Mooney Reveals New Ownership

The company has operated for the last six months to keep parts flowing.

The rumblings have been going on for some time as to what the next chapter would be for the Mooney aircraft company, with a minimal amount of activity continuing to quietly sustain the business over the last 9 months. Now, what has been rumor turns to fact: Mooney’s new owners revealed themselves in an open letter from the new CEO, Jonny Pollack, posted on the company’s home page on September 1.

Pollack casts himself as part of the Mooney community, and rightfully so, as he’s owned more than one over his 20-plus-year aviation career—a 201 for 15 years, and now an Acclaim.
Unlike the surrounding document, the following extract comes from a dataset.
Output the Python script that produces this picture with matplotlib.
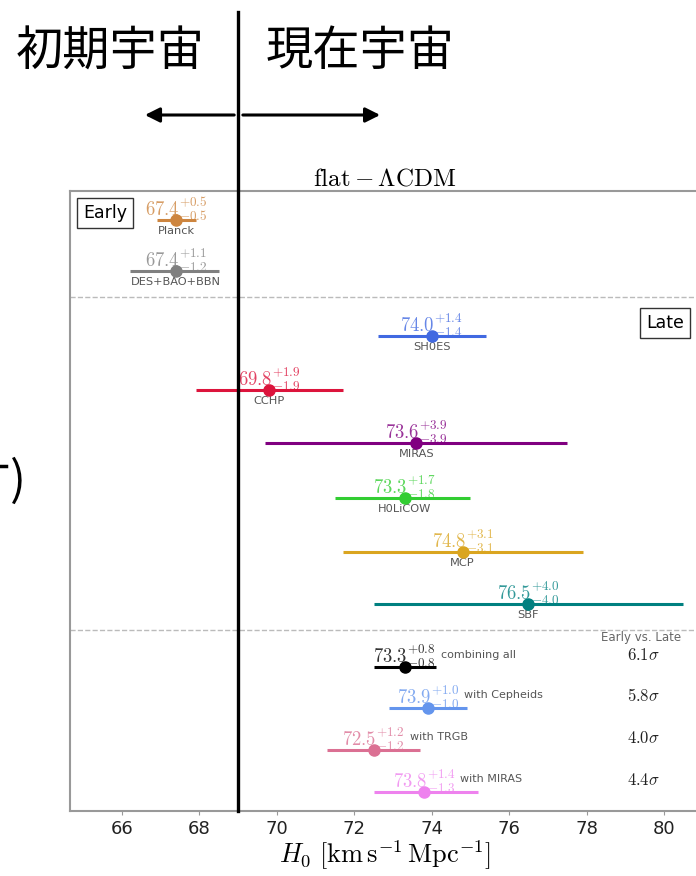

His letter indicates that the OEM will be led by a team made up entirely of pilots and Mooney owners giving the company a unique and valuable perspective going forward.
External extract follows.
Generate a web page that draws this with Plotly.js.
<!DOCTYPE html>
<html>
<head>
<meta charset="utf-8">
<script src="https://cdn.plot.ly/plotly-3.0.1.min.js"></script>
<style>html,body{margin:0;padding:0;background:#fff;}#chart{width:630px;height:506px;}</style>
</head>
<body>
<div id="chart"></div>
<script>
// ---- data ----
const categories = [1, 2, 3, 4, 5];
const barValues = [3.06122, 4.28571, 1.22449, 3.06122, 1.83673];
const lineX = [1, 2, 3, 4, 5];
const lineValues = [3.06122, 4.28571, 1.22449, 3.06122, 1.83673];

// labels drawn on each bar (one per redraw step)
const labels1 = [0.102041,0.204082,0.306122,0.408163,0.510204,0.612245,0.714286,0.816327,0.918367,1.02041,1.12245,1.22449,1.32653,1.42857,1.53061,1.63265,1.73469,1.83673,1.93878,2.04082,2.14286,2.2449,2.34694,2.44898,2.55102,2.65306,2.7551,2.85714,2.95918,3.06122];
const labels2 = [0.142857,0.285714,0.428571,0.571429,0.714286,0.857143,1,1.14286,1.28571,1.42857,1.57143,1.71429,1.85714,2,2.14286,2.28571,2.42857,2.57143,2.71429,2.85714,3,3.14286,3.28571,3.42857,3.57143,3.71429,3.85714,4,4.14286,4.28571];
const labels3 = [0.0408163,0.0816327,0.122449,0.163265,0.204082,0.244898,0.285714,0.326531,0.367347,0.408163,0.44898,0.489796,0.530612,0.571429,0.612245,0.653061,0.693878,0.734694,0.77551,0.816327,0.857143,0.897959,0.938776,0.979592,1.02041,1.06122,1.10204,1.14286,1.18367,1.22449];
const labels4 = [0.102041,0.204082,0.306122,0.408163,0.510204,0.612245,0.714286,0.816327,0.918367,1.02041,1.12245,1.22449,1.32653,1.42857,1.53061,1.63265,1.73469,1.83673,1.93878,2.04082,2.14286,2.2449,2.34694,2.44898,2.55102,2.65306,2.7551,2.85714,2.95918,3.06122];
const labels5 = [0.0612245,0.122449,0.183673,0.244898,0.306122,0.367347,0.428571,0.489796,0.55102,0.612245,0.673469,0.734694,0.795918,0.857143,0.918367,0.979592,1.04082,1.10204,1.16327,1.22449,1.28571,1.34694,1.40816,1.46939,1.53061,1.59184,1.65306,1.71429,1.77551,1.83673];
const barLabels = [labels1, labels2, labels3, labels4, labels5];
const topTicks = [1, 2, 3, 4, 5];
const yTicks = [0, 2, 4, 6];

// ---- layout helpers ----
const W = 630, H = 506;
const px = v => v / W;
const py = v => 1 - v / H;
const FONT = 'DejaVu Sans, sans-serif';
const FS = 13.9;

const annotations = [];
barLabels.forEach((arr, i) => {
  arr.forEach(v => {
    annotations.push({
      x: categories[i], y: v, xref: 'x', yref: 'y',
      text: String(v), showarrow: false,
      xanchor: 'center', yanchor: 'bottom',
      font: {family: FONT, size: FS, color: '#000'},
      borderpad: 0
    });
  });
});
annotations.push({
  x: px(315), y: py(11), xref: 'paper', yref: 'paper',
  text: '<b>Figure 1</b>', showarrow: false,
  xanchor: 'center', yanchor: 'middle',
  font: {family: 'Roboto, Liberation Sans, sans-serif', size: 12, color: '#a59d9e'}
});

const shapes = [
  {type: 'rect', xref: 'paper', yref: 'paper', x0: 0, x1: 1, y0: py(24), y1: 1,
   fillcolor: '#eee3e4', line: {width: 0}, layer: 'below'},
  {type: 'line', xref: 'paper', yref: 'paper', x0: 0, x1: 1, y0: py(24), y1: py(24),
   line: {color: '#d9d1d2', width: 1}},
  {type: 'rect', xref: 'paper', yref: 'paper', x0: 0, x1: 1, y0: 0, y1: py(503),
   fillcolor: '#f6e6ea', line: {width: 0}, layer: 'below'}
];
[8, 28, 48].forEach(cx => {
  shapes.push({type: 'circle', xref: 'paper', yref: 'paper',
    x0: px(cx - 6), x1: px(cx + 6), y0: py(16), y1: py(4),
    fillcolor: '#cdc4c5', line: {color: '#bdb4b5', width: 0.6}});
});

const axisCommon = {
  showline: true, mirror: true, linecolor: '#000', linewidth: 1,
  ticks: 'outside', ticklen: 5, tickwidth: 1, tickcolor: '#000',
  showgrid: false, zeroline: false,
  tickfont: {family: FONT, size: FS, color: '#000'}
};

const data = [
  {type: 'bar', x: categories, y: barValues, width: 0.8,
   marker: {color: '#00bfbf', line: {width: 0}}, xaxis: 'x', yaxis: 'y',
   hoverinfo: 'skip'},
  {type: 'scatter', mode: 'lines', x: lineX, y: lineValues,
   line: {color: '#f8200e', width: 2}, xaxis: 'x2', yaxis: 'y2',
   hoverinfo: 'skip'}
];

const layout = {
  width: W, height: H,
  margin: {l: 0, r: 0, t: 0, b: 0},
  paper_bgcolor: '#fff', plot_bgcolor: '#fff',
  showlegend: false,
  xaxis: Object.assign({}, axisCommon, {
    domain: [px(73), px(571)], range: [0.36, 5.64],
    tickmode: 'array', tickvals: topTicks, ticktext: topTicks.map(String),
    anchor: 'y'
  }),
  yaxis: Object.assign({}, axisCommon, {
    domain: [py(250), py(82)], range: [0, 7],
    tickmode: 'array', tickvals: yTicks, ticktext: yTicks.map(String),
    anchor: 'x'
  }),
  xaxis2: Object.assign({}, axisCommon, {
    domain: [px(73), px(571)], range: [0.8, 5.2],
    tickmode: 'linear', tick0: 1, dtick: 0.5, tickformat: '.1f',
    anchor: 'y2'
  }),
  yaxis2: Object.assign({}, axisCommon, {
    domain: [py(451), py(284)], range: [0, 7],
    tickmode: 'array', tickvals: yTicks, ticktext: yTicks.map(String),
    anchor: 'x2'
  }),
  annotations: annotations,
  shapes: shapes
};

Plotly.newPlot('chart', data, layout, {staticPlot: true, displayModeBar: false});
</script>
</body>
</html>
Flying reached out to Pollack for more details, and one message is clear: the new ownership group has a true love for Mooney. “Everyone understands how important the brand is,” he says. “We have to keep Mooney alive no matter what that looks like.” Pollack, an entertainment attorney based in New York, is backed by a Wyoming-based ownership group, US Financial, LLC, which shares his passion for the design and its legacy.

Right now, that’s continuing to serve the Mooney community with its most pressing needs. “Mooney has to become a parts company first,” says Pollack. The company has been operating using a limited number of employees to keep critical components of the business alive since January. “Our first and immediate focus is to make sure that we’re properly servicing the community’s fleet of over 7,000 aircraft. For the last six months, we’ve taken over parts production and managed to keep the spares moving to the service centers. We have plans to improve our efficiency so that parts are easier to order and arrive sooner.” Pollack also feels responsibility to Kerrville, Texas, the town that has supported Mooney for decades, and “yo-yoed” back and forth with each bankruptcy and change of hands.

Plans are also afoot to address wish-list items that Mooney owners have had for some time. A useful load increase retrofit is in the works, “but that will take some time,” said Pollack. More immediately, the company announced that it recently secured FAA approval over and will be offering an upgrade to the legacy Garmin G1000 software. It will allow ADS-B to play with the G1000 so pilots can access traffic, free weather, and all available approaches on the Mooney’s display. The company also plans to offer a carbon-fiber cowl for the Ovation models, to immediately improve useful load—and a long-awaited upgrade to the Garmin G1000 NXi I to NXi II plus a future path for legacy G1000 owners to upgrade to the NXi I and II.

The renaissance of Mooney will be more complex than simply launching a portfolio of new ideas—as Pollack puts it, “we have to patch up the ship first.” The factory itself is a bit of “an albatross,” a shop run by dedicated craftspeople, but an anachronism in a world of 3D printing and extended supply chains. “It’s going to take time,” says Pollack. “I really have a love for Mooney.”